Differences: marginal. The crumb is slightly more tender and slightly more fragile when torting — freeze layers for 20 minutes before cutting to compensate.
GF vegan version
The cake is doable. The whipped cream is the hard part.
Cake swaps
- Eggs → 2 flax eggs (2 tbsp ground flax + 6 tbsp water, sit 10 min)
- Buttermilk → 1 cup oat milk + 1 tbsp apple cider vinegar, sit 5 min
- Flour → GF 1:1 blend
Whipped cream
- Coconut cream approach: chill 3 cans full-fat coconut cream overnight. Scoop the solid white tops into a cold bowl. Whip with the powdered sugar to stiff peaks. Has a coconut note.

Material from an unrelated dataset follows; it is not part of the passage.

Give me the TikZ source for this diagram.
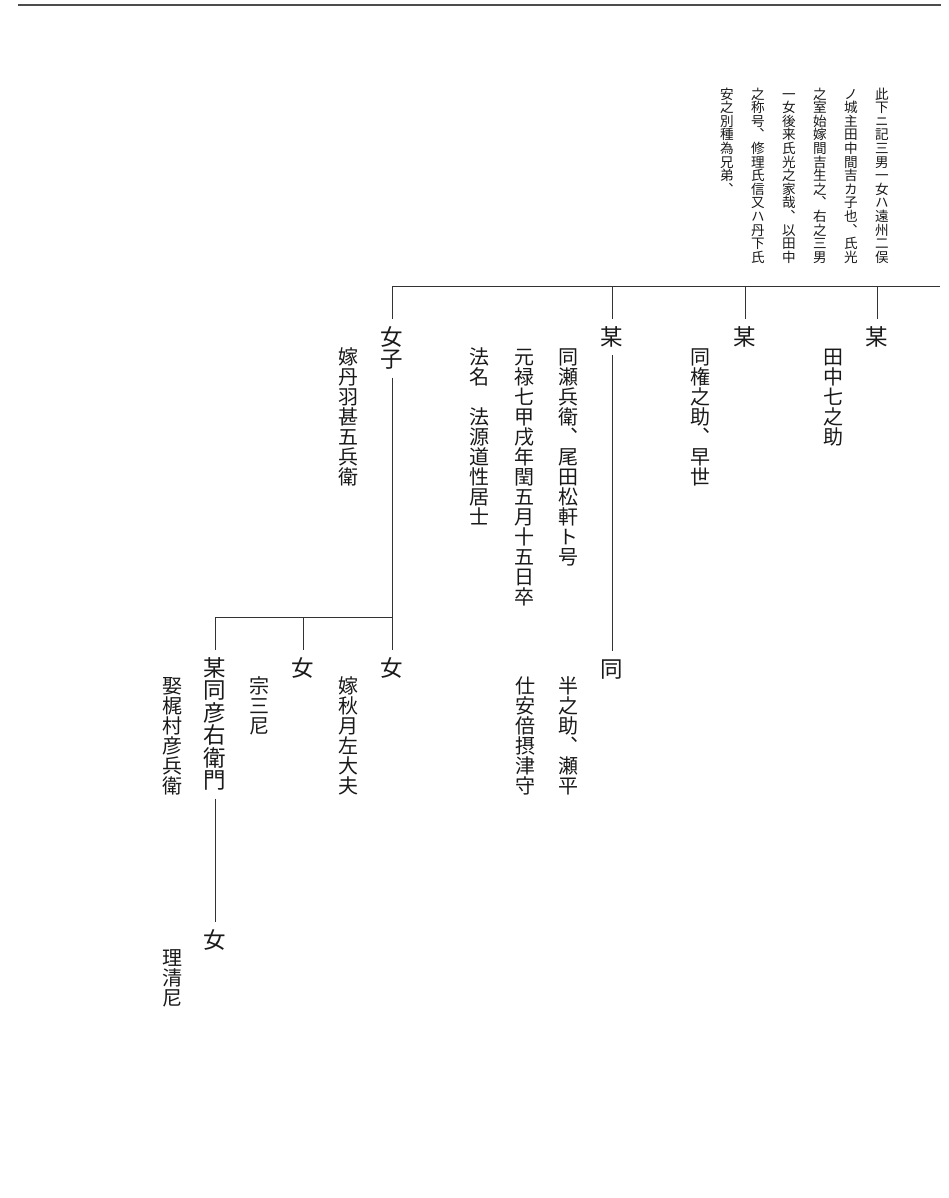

- Better approach: use Silk Heavy Whipping Cream Alternative or Country Crock Plant Cream — both whip like dairy cream, neutral flavor. This is what I'd choose.
Kirsch
- Already vegan. Verify your specific bottle (some use animal-based fining agents in production, though most kirsch is fine).
Cherries
- Already vegan. Fresh or jarred Morellos both work.
Chocolate bark
- Use 70%+ dark chocolate, which is typically vegan (verify — some brands use milk fat). Guittard, Lindt 70%, and Pascha are all reliably vegan.
Differences from the original: the cake itself is excellent — chocolate covers a lot of substitution sins, and flax eggs + oat milk buttermilk make a sponge that's 95% as good as the original. The frosting depends entirely on which plant cream you choose: with Silk or Country Crock plant whipping creams, you get a near-perfect match to dairy whipped cream. With coconut cream, you get a Black Forest cake with a tropical undertone that some people prefer and some don't. Honest scoring: 9/10 with plant whipping cream, 7.5/10 with coconut cream. Chocolate bark is identical. Cherries and kirsch carry the soul of the dish unchanged.